BOSTON — The Massachusetts Attorney General’s Office (AGO) today announced that a Suffolk County Grand Jury has returned six indictments against Maritza Juliao, 52, of Brockton, for stealing nearly $127,000 from the Crispus Attucks Children’s Center (CACC) in Dorchester and lying under oath to conceal her self-dealing. The grand jury indicted Juliao on charges of Larceny over $1,200 by Single Scheme (3 counts) and Perjury (3 counts). 



The Massachusetts Office of the Inspector General (OIG) began investigating Juliao in 2021 in response to a complaint from a former accountant at CACC. A joint investigation between the AGO and the OIG, with assistance from the Massachusetts State Police (MSP), revealed that Juliao employed multiple schemes to unjustly enrich herself and her family members at the expense of CACC and its clients. 



CACC, located in Dorchester, provides daycare services for more than 200 children aged 6 weeks to 6 years old. CACC receives over 99% of its funding from public sources, and most of its families receive some form of tuition assistance. As CACC’s Executive Director, Juliao had control over and access to CACC’s operating funds and payroll system, managed CACC’s staffing, and determined each staff member’s compensation. CACC’s Board of Directors had exclusive authority to determine Juliao’s compensation. 



The AGO alleges that from 2019 through 2022, Juliao abused her control over CACC’s finances to give herself raises, retroactive pay, vacation pay, bonuses, and gift cards totaling nearly $100,000, of which CACC’s Board of Directors neither knew about nor approved.  



Further, the AGO claims that from February 2020 through August 2021, Juliao paid $13,900 to a cleaning service called “CJM Cleaning Services” (CJM) for carpet cleaning services that were never provided. CJM billed CACC for monthly cleaning services from October 2015 through February 2022. CJM was solely owned and operated by Juliao’s longtime boyfriend, Wilfredo Ortiz, Sr., 53, of Brockton, a fact that Juliao has never disclosed to CACC’s Board of Directors. The AGO alleges that Ortiz, Sr. concealed CJM’s income on his personal income tax returns in 2018, thereby “reducing” his tax burden for that year by over $2,000. Ortiz, Sr. also allegedly concealed CJM’s income from the Department of Unemployment Assistance when he briefly sought unemployment benefits in March and April 2020.  The grand jury indicted Ortiz. Sr. on charges of Filing a False Tax Return (1 count) and Unemployment Fraud (1 count).   



The AGO’s investigation also revealed that from July 2016 through March 2021, Juliao stole approximately $12,500 from CACC’s operating account and paid them to another organization—known at various times as Next Level Baseball League and later incorporated as Next Level Boston Sports, Inc.—whose corporate governance included Juliao as Vice President and Juliao’s eldest son as President, Treasurer, and Director. 

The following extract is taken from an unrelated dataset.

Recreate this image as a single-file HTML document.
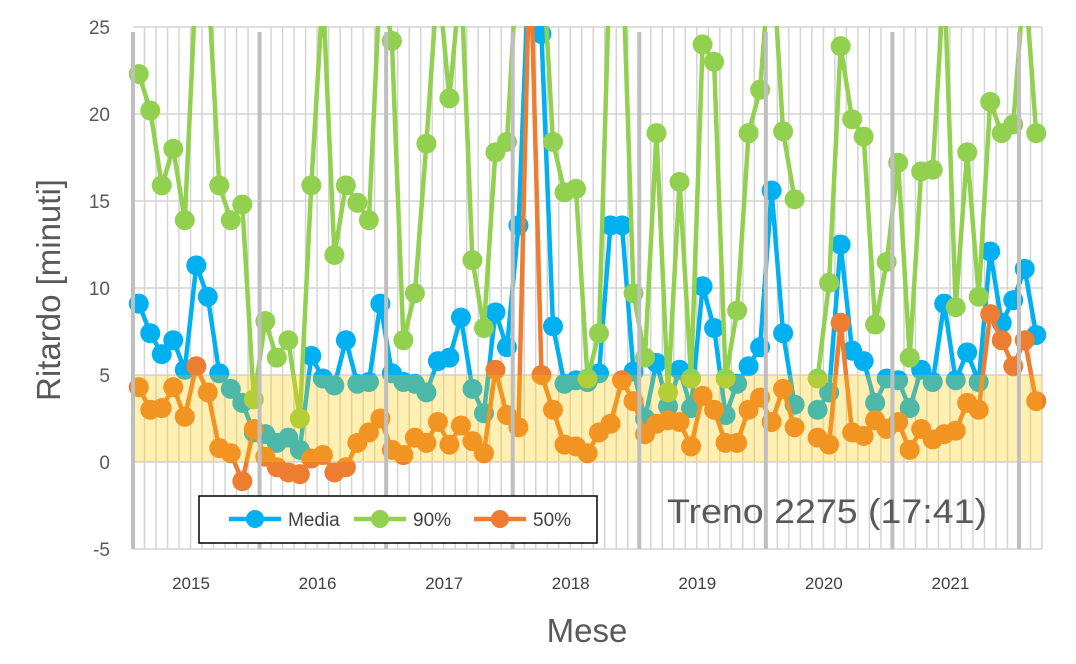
<!DOCTYPE html>
<html><head><meta charset="utf-8"><style>
html,body{margin:0;padding:0;background:#fff;}
svg{display:block;font-family:"Liberation Sans",sans-serif;}
</style></head><body>
<svg id="chart" width="1076" height="664" viewBox="0 0 1076 664" xmlns="http://www.w3.org/2000/svg">
<defs><clipPath id="plotclip"><rect x="120" y="26" width="935" height="540"/></clipPath></defs>
<g id="grid"></g>
<g id="series" clip-path="url(#plotclip)"></g>
<rect id="band" fill="rgba(255,203,0,0.3)"/>
<g id="yaxis"></g>
<g id="xaxis"></g>
<text transform="translate(60,290) rotate(-90)" text-anchor="middle" font-size="33" fill="#595959">Ritardo [minuti]</text>
<text x="587" y="642" text-anchor="middle" font-size="33" fill="#595959">Mese</text>
<text x="667" y="523" font-size="34" fill="#595959" textLength="320" lengthAdjust="spacingAndGlyphs">Treno 2275 (17:41)</text>
<g>
<rect x="199" y="496" width="398" height="47" fill="#fff" stroke="#000" stroke-width="1.5"/>
<g><line x1="229" y1="519" x2="281" y2="519" stroke="#00B0F0" stroke-width="4.5"/><circle cx="255" cy="519" r="9" fill="#00B0F0"/><text x="288" y="526" font-size="19" fill="#404040">Media</text></g>
<g><line x1="354" y1="519" x2="406" y2="519" stroke="#92D050" stroke-width="4.5"/><circle cx="380" cy="519" r="9" fill="#92D050"/><text x="413" y="526" font-size="19" fill="#404040">90%</text></g>
<g><line x1="474" y1="519" x2="526" y2="519" stroke="#ED7D31" stroke-width="4.5"/><circle cx="500" cy="519" r="9" fill="#ED7D31"/><text x="533" y="526" font-size="19" fill="#404040">50%</text></g>
</g>
</svg>
<script>
const yTicks=[-5,0,5,10,15,20,25];
const yearLabels=["2015","2016","2017","2018","2019","2020","2021"];
const media=[9.1,7.4,6.2,7.0,5.3,11.3,9.5,5.1,4.2,3.4,1.7,1.6,1.1,1.4,0.7,6.1,4.8,4.4,7.0,4.5,4.6,9.1,5.1,4.6,4.5,4.0,5.8,6.0,8.3,4.2,2.8,8.6,6.6,13.6,30,24.6,7.8,4.5,4.7,4.6,5.1,13.6,13.6,5.2,2.5,5.7,3.2,5.3,3.1,10.1,7.7,2.7,4.5,5.5,6.6,15.6,7.4,3.3,null,3.0,4.0,12.5,6.4,5.8,3.4,4.8,4.7,3.1,5.3,4.6,9.1,4.7,6.3,4.6,12.1,8.0,9.3,11.1,7.3];
const p90=[22.3,20.2,15.9,18.0,13.9,28,28,15.9,13.9,14.8,3.6,8.1,6.0,7.0,2.5,15.9,27,11.9,15.9,14.9,13.9,28,24.2,7.0,9.7,18.3,28,20.9,28,11.6,7.7,17.8,18.4,30,30,30,18.4,15.5,15.7,4.8,7.4,30,30,9.7,6.0,18.9,4.0,16.1,4.8,24.0,23.0,4.8,8.7,18.9,21.4,30,19.0,15.1,null,4.8,10.3,23.9,19.7,18.7,7.9,11.5,17.2,6.0,16.7,16.8,28,8.9,17.8,9.5,20.7,18.9,19.4,28,18.9];
const p50=[4.3,3.0,3.1,4.3,2.6,5.5,4.0,0.8,0.5,-1.1,1.9,0.3,-0.3,-0.6,-0.7,0.2,0.4,-0.6,-0.3,1.1,1.7,2.5,0.7,0.4,1.4,1.1,2.3,1.0,2.1,1.2,0.5,5.3,2.7,2.0,30,5.0,3.0,1.0,0.9,0.5,1.7,2.2,4.7,3.5,1.6,2.2,2.4,2.3,0.9,3.8,3.0,1.1,1.1,3.0,3.7,2.3,4.2,2.0,null,1.4,1.0,8.0,1.7,1.5,2.4,1.9,2.3,0.7,1.9,1.3,1.6,1.8,3.4,3.0,8.5,7.0,5.5,7.0,3.5];
const N=media.length, X0=133, X1=1042, Y0=462, PX=17.4;
const w=(X1-X0)/N;
const xs=i=>X0+(i+0.5)*w;
const ys=v=>Y0-v*PX;
const NS="http://www.w3.org/2000/svg";
function mk(tag,attrs,parent){const e=document.createElementNS(NS,tag);for(const k in attrs)e.setAttribute(k,attrs[k]);parent.appendChild(e);return e;}
const grid=document.getElementById('grid');
for(let i=1;i<N;i++){if(i%11===0)continue;const l=mk('line',{x1:X0+i*w,x2:X0+i*w,y1:ys(25),y2:ys(-5),stroke:'#d4d4d4','stroke-width':1.5},grid);

}
yTicks.forEach(t=>{const l=mk('line',{x1:X0,x2:X1,y1:ys(t),y2:ys(t),stroke:'#d4d4d4','stroke-width':1.5},grid);

});
mk('line',{x1:X1,x2:X1,y1:ys(25),y2:ys(-5),stroke:'#d4d4d4','stroke-width':1.5},grid);
const band=document.getElementById('band');
band.setAttribute('x',X0);band.setAttribute('width',X1-X0);band.setAttribute('y',ys(5));band.setAttribute('height',ys(0)-ys(5));
const yax=document.getElementById('yaxis');
yTicks.forEach(t=>{const tx=mk('text',{x:110,y:ys(t)+7,'text-anchor':'end','font-size':19,fill:'#595959'},yax);tx.textContent=t;

});
const xax=document.getElementById('xaxis');
for(let k=0;k*11<=N;k++){const x=X0+k*11*w;const l=mk('line',{x1:x,x2:x,y1:32,y2:ys(-5),stroke:'#bfbfbf','stroke-width':4},xax);

}
yearLabels.forEach((y,k)=>{const tx=mk('text',{x:X0+k*11*w+58,y:589,'text-anchor':'middle','font-size':17,fill:'#404040'},xax);tx.textContent=y;

});
const ser=document.getElementById('series');
function draw(data,color,name){const g=mk('g',{},ser);


let d='',pen=false;
data.forEach((v,i)=>{if(v===null){pen=false;return;}d+=(pen?'L':'M')+xs(i).toFixed(1)+' '+ys(v).toFixed(1)+' ';pen=true;});
mk('path',{d:d,fill:'none',stroke:color,'stroke-width':4.5,'stroke-linejoin':'round'},g);
data.forEach((v,i)=>{if(v===null)return;const c=mk('circle',{cx:xs(i),cy:ys(v),r:10,fill:color},g);

});}
draw(media,'#00B0F0','series-media');
draw(p90,'#92D050','series-90');
draw(p50,'#ED7D31','series-50');
</script>
</body></html>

Juliao allegedly concealed these and other payments from CACC’s Board of Directors by falsely attesting on CACC’s annual financial reports that neither she nor her family members received goods, services, wages, grants, contributions, or anything of value from CACC aside from her regular compensation. 



Juliao and Ortiz, Sr. will be arraigned in Suffolk Superior Court on April 15. 



These charges are allegations, and the defendants are presumed innocent until proven guilty. CACC fully cooperated and assisted with the AG’s investigation.   



This criminal matter is being prosecuted by Assistant Attorney General Douglas Sheehan of the AGO’s White Collar and Public Integrity Division, with assistance from Massachusetts State Police assigned to the AGO, the Office of the Inspector General, the Department of Revenue’s Criminal Investigations Bureau, and the Department of Unemployment Assistance’s Program Integrity Division.